Only on the other side of any analytical consciousness, isolation, disjoining there is a ‘psychic halo’ (W. James The Principles of Psychology), a single ‘background’ (S.L. Rubinstein The principles of general psychology), the psychofield as a phenomenon of the world field. The very unity of the experience flow makes the obviousness of the oneness of the whole world; we cannot aware the existing beyond union (it is no the super-consciousness, but its ordinary state). The form of oneness is non-obvious, for illustration, the world as Parmenides’ sphere; rather, shapeless and nameless of it (such as Laozi Dao-de-jing 1, 32) are more lucid. I repeat, it is not the modes of the One that are obvious, like the modalities of One’s existing, but its background, which we are literally captivated and there is no looking at the One from the external side. This evidence is also present in the primeval collector with the myth from where everything came to pass, feeling himself as one meet with his relatives and totem; is present as well as in the most refined philosophical picture of the world, because philosophy also originated as one of the ways of substantiating all-unity (without dependence—in the form of pan-monism, monodualism or monopluralism).

The words of 'the One' (the Alone) and 'Unity' are mainly used as identical or as interchangeable or as rhetorical mutual reinforcements.
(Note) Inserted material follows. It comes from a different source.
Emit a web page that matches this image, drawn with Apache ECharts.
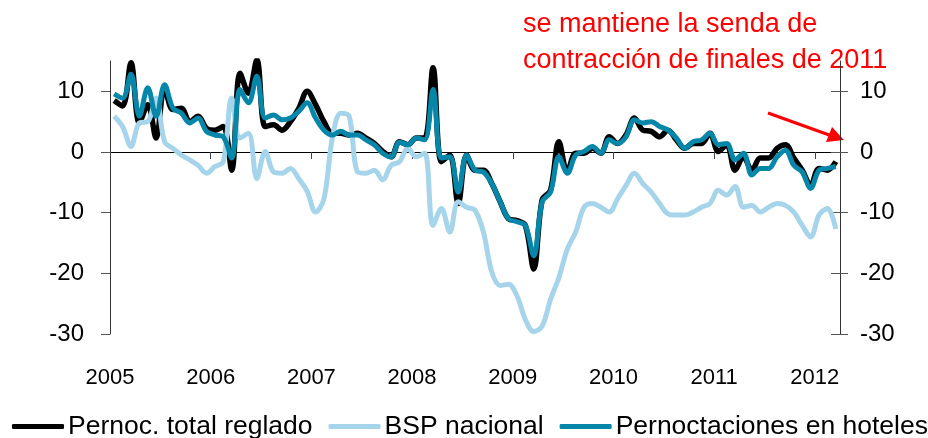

However, unity implies a multiplicity, that is synthesis of the previously separate elements, co-knowledge, already not analytical, but synthetic. United country, for instance, is called so because it was previously historically fragmented. And, as it was shown, initially the multiplicity is not obvious, is controversial and biased. “The hinge of the way” (Chines: Tao shu)—a state in which ‘this’ and ‘that’ no longer find their opposites (Chuang Tzu 2). And the oneness of everything (the world) is original, not mediated. Neither synthesis nor analysis, but—the precognitive universal evidence. ‘One’-1 is not derivative and burdened by Many. Certainly, the figure ‘1’ is also used as an instrument of analysis: when we say ‘one country’, we mean one state from many others, but if we are talking about the whole world as the one, then such uniqueness is non-analytic and axiomatic.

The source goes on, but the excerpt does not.